Blog by Sumana Harihareswara, Changeset founder

01 Nov 2001, 8:55 a.m.

Aaron Sorkin often has various characters in "The West Wing"…

Hi, reader. I wrote this in 2001 and it's now more than five years old. So it may be very out of date; the world, and I, have changed a lot since I wrote it! I'm keeping this up for historical archive purposes, but the me of today may 100% disagree with what I said then. I rarely edit posts after publishing them, but if I do, I usually leave a note in italics to mark the edit and the reason. If this post is particularly offensive or breaches someone's privacy, please contact me.

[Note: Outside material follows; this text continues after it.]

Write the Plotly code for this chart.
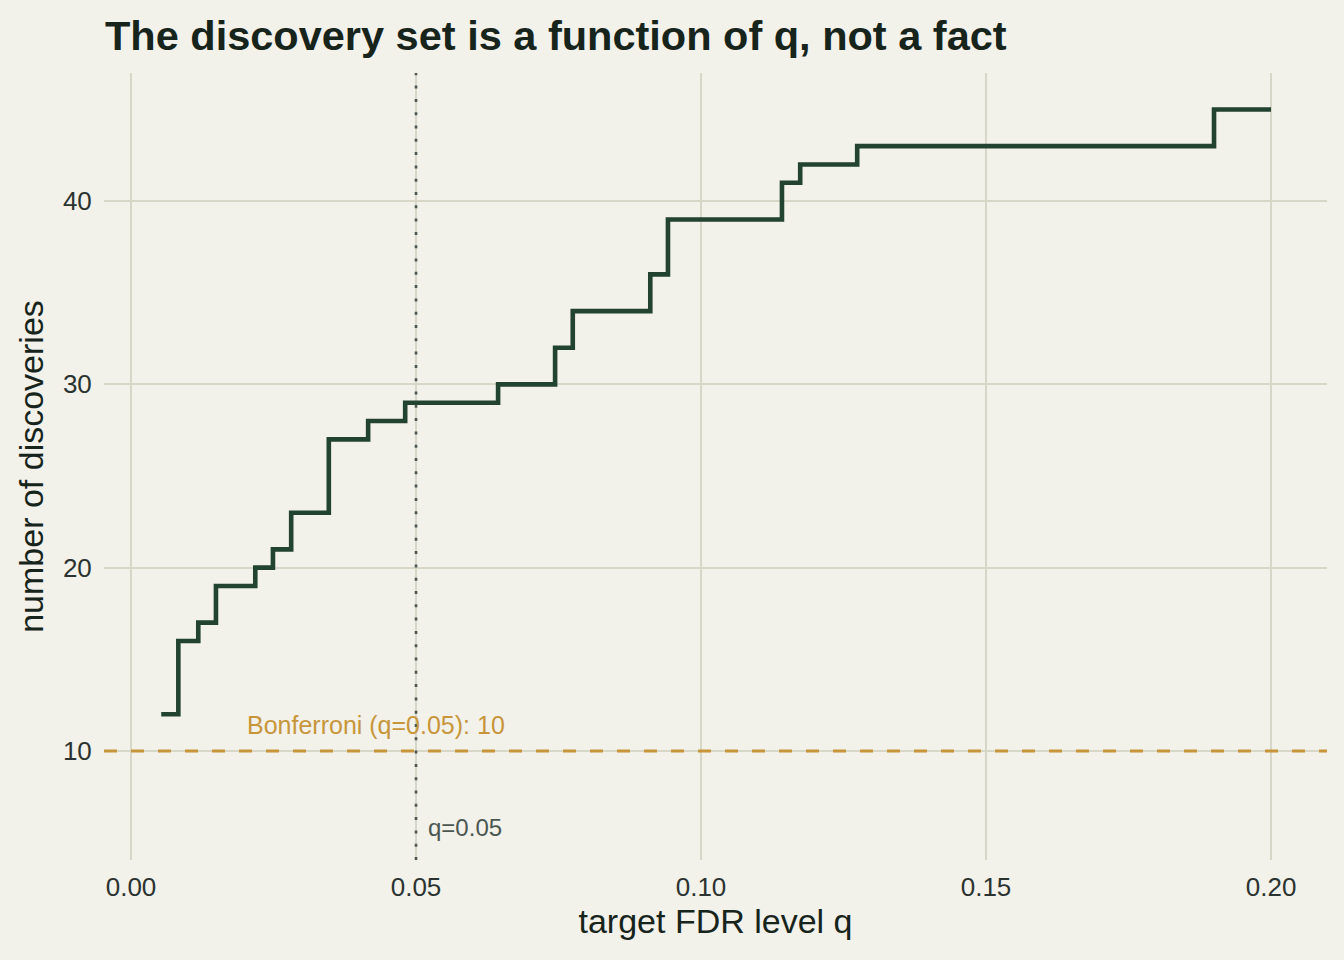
import plotly.graph_objects as go

# Step change points: target FDR level q and number of discoveries
q_vals = [0.0053, 0.0083, 0.0118, 0.0149, 0.0218, 0.0249, 0.0281, 0.0347,
          0.0416, 0.0481, 0.0644, 0.0744, 0.0775, 0.0911, 0.0942, 0.1142,
          0.1174, 0.1274, 0.1900, 0.2000]
n_disc = [12, 16, 17, 19, 20, 21, 23, 27, 28, 29, 30, 32, 34, 36, 39, 41,
          42, 43, 45, 45]

bonferroni = 10
q_ref = 0.05
x_ticks = [0.00, 0.05, 0.10, 0.15, 0.20]
x_tick_labels = ["0.00", "0.05", "0.10", "0.15", "0.20"]
y_ticks = [10, 20, 30, 40]

BG = "#f2f1ea"
GRID = "#d7d7c8"
LINE = "#21432f"
GOLD = "#c8963a"
REF = "#4a5650"
FONT = "Liberation Sans, Arial, sans-serif"

fig = go.Figure()
fig.add_trace(go.Scatter(
    x=q_vals, y=n_disc, mode="lines", line=dict(color=LINE, width=4.6, shape="hv"),
    hoverinfo="skip", showlegend=False))

fig.add_hline(y=bonferroni, line=dict(color=GOLD, width=3, dash="13px,14px"), layer="above")
fig.add_vline(x=q_ref, line=dict(color=REF, width=2.6, dash="3px,10.3px"), layer="above")

fig.add_annotation(x=0.02, y=bonferroni + 1.4, text="Bonferroni (q=0.05): 10",
                   showarrow=False, xanchor="left", yanchor="middle",
                   font=dict(family=FONT, size=25, color=GOLD))
fig.add_annotation(x=q_ref + 0.0018, y=5.85, text="q=0.05",
                   showarrow=False, xanchor="left", yanchor="middle",
                   font=dict(family=FONT, size=24, color=REF))

fig.update_layout(
    width=1344, height=960,
    paper_bgcolor=BG, plot_bgcolor=BG,
    margin=dict(l=104, r=17, t=73, b=100),
    title=dict(text="<b>The discovery set is a function of q, not a fact</b>",
               x=105 / 1344, xanchor="left", y=1 - 35 / 960, yanchor="middle",
               font=dict(family=FONT, size=41.5, color="#17241b")),
    font=dict(family=FONT, color="#2b3330"),
    xaxis=dict(range=[-0.00474, 0.20982], tickvals=x_ticks, ticktext=x_tick_labels,
               showgrid=True, gridcolor=GRID, gridwidth=1.5, zeroline=False,
               showline=False, ticks="outside", ticklen=4, tickcolor="rgba(0,0,0,0)",
               tickfont=dict(size=26, color="#2b3330"),
               title=dict(text="target FDR level q", font=dict(size=34, color="#17241b"),
                          standoff=4)),
    yaxis=dict(range=[4.05, 46.99], tickvals=y_ticks,
               showgrid=True, gridcolor=GRID, gridwidth=1.5, zeroline=False,
               showline=False, ticks="outside", ticklen=6, tickcolor="rgba(0,0,0,0)",
               tickfont=dict(size=26, color="#2b3330"),
               title=dict(text="number of discoveries", font=dict(size=34, color="#17241b"),
                          standoff=8)),
)

fig.write_html("out.html")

Aaron Sorkin often has various characters in "The West Wing" say the same line throughout an episode. "Did you get the new EPA stats on child asthma?" repeated various characters to Josh last night. They also inform each other of things they already know. "We don't have the votes for an override." "We need a whip count." "Seven Republicans just said they're not coming." "The chemical abbreviation for table salt is NaCl."

One reason for this trope -- a trope that Leonard noticed last night -- is to intensify the dramatic sense of the White House as a single entity with many mouths. They try out soundbites on each other, they care about the same things, they intensely focus on the same issues simultaneously, they try to back each other up.

Another reason might be so Aaron Sorkin can save time using copy-and-paste instead of having to write new dialogue.